Chairman Paul Tash has extended 5 percent pay cuts for Tampa Bay Times employees through May, at least. The pay cuts were announced in September as a temporary move to reduce expenses. In his memo announcing the extension, Tash — who is also chairman of Poynter, which owns the Times — writes, “Despite the extension, we will still regard this measure as temporary.” (Memo follows.)
January 17, 2012
To: My Times Colleagues
From: Paul Tash
We need to extend the temporary 5 percent pay reduction — and the extra days off — a while longer.
Last September, when this trade-off took effect, we said it would last through this month. Since then, we have made strong financial progress. The expense reductions have clearly worked, but as 2011 came to a close, signals about revenue were mixed.
When it is clear that Times’ revenues are growing again, our pay as staffers can grow, too. To me, general economic signs seem a little more encouraging, and I firmly believe that the Tampa Bay Times will command a steadily greater share of newspaper publishing revenue. The launch is off to a terrific start.

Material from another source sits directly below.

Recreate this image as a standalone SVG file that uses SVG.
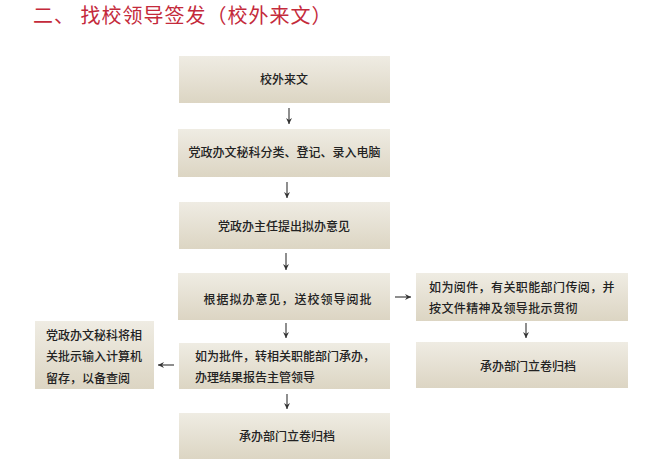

We will take stock of our position again in May, when we have results for the first four months of 2012 (including Easter), and will report back to you then. Despite the extension, we will still regard this measure as temporary. While it continues, you will keep getting an extra day off per month.
I thank you deeply for your patience, and I pledge that we will not draw upon it any longer than necessary. As staffers, the best thing we can do is take every possible dollar of revenue for the Tampa Bay Times. That is the route to success for the company, and for ourselves.